┌─ DATASET EXCERPT

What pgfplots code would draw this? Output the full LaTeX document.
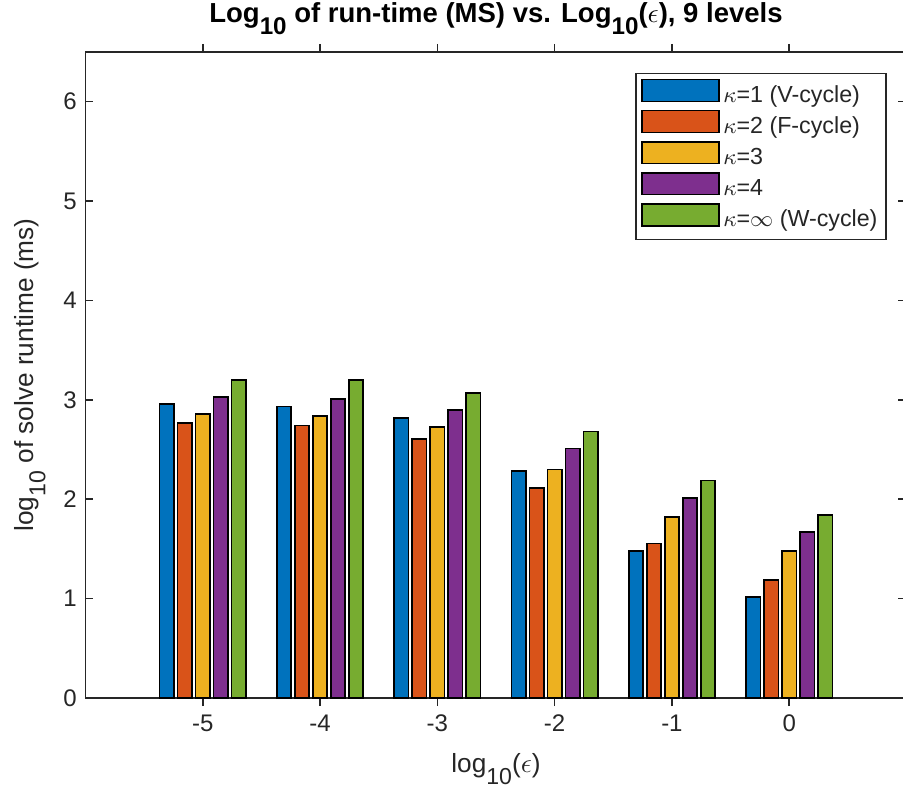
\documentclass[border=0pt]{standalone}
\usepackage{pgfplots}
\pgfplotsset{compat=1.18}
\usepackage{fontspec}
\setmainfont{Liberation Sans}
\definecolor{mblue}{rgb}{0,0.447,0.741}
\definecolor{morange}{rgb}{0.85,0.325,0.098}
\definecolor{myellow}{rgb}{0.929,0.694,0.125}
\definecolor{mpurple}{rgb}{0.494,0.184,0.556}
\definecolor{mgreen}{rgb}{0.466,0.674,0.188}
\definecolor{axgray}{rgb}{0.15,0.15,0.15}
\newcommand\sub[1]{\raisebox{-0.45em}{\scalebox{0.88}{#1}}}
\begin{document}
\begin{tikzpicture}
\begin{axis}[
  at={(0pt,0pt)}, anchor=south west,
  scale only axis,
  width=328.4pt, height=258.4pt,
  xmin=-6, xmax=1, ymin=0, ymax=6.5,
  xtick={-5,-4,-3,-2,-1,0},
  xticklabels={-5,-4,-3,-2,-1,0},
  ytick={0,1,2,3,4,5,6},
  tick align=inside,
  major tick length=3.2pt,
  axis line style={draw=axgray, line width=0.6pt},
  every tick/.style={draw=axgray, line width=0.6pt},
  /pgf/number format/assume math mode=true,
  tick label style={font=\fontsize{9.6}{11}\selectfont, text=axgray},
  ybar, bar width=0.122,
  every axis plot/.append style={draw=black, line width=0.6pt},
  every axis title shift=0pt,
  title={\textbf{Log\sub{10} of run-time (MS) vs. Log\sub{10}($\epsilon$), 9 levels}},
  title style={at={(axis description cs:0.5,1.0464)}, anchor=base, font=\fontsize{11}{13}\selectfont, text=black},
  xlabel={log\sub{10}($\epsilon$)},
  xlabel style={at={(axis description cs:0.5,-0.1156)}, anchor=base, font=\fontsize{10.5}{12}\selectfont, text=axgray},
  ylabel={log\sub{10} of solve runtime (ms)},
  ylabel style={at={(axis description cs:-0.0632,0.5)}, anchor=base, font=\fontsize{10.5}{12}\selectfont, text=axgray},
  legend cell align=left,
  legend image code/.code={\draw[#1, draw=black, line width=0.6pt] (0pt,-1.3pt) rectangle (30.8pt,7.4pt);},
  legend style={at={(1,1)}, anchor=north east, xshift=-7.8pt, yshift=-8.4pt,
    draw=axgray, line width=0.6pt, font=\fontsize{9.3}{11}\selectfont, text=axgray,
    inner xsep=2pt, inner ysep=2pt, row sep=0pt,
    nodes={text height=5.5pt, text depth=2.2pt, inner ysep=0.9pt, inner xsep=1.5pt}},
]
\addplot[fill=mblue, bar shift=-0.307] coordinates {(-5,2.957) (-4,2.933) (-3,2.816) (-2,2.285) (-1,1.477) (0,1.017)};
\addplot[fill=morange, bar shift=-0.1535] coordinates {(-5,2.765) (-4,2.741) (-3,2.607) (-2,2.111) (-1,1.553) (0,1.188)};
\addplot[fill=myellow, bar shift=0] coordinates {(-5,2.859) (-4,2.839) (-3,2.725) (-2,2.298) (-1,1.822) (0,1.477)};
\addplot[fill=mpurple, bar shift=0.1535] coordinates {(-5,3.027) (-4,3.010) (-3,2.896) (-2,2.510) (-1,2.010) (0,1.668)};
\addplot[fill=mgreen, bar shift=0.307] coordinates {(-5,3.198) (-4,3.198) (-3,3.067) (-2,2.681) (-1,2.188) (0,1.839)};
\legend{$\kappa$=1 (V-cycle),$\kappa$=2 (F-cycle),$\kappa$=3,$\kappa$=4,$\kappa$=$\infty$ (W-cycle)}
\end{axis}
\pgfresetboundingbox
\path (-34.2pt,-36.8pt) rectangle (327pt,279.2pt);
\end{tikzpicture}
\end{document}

└─

▶ PROBLEM TO SOLVE:
From the material above, reproduce everything verbatim except the pictures.

▶ RESPONSE:
What pgfplots code would draw this? Output the full LaTeX document.
\documentclass[border=0pt]{standalone}
\usepackage{pgfplots}
\pgfplotsset{compat=1.18}
\usepackage{fontspec}
\setmainfont{Liberation Sans}
\definecolor{mblue}{rgb}{0,0.447,0.741}
\definecolor{morange}{rgb}{0.85,0.325,0.098}
\definecolor{myellow}{rgb}{0.929,0.694,0.125}
\definecolor{mpurple}{rgb}{0.494,0.184,0.556}
\definecolor{mgreen}{rgb}{0.466,0.674,0.188}
\definecolor{axgray}{rgb}{0.15,0.15,0.15}
\newcommand\sub[1]{\raisebox{-0.45em}{\scalebox{0.88}{#1}}}
\begin{document}
\begin{tikzpicture}
\begin{axis}[
  at={(0pt,0pt)}, anchor=south west,
  scale only axis,
  width=328.4pt, height=258.4pt,
  xmin=-6, xmax=1, ymin=0, ymax=6.5,
  xtick={-5,-4,-3,-2,-1,0},
  xticklabels={-5,-4,-3,-2,-1,0},
  ytick={0,1,2,3,4,5,6},
  tick align=inside,
  major tick length=3.2pt,
  axis line style={draw=axgray, line width=0.6pt},
  every tick/.style={draw=axgray, line width=0.6pt},
  /pgf/number format/assume math mode=true,
  tick label style={font=\fontsize{9.6}{11}\selectfont, text=axgray},
  ybar, bar width=0.122,
  every axis plot/.append style={draw=black, line width=0.6pt},
  every axis title shift=0pt,
  title={\textbf{Log\sub{10} of run-time (MS) vs. Log\sub{10}($\epsilon$), 9 levels}},
  title style={at={(axis description cs:0.5,1.0464)}, anchor=base, font=\fontsize{11}{13}\selectfont, text=black},
  xlabel={log\sub{10}($\epsilon$)},
  xlabel style={at={(axis description cs:0.5,-0.1156)}, anchor=base, font=\fontsize{10.5}{12}\selectfont, text=axgray},
  ylabel={log\sub{10} of solve runtime (ms)},
  ylabel style={at={(axis description cs:-0.0632,0.5)}, anchor=base, font=\fontsize{10.5}{12}\selectfont, text=axgray},
  legend cell align=left,
  legend image code/.code={\draw[#1, draw=black, line width=0.6pt] (0pt,-1.3pt) rectangle (30.8pt,7.4pt);},
  legend style={at={(1,1)}, anchor=north east, xshift=-7.8pt, yshift=-8.4pt,
    draw=axgray, line width=0.6pt, font=\fontsize{9.3}{11}\selectfont, text=axgray,
    inner xsep=2pt, inner ysep=2pt, row sep=0pt,
    nodes={text height=5.5pt, text depth=2.2pt, inner ysep=0.9pt, inner xsep=1.5pt}},
]
\addplot[fill=mblue, bar shift=-0.307] coordinates {(-5,2.957) (-4,2.933) (-3,2.816) (-2,2.285) (-1,1.477) (0,1.017)};
\addplot[fill=morange, bar shift=-0.1535] coordinates {(-5,2.765) (-4,2.741) (-3,2.607) (-2,2.111) (-1,1.553) (0,1.188)};
\addplot[fill=myellow, bar shift=0] coordinates {(-5,2.859) (-4,2.839) (-3,2.725) (-2,2.298) (-1,1.822) (0,1.477)};
\addplot[fill=mpurple, bar shift=0.1535] coordinates {(-5,3.027) (-4,3.010) (-3,2.896) (-2,2.510) (-1,2.010) (0,1.668)};
\addplot[fill=mgreen, bar shift=0.307] coordinates {(-5,3.198) (-4,3.198) (-3,3.067) (-2,2.681) (-1,2.188) (0,1.839)};
\legend{$\kappa$=1 (V-cycle),$\kappa$=2 (F-cycle),$\kappa$=3,$\kappa$=4,$\kappa$=$\infty$ (W-cycle)}
\end{axis}
\pgfresetboundingbox
\path (-34.2pt,-36.8pt) rectangle (327pt,279.2pt);
\end{tikzpicture}
\end{document}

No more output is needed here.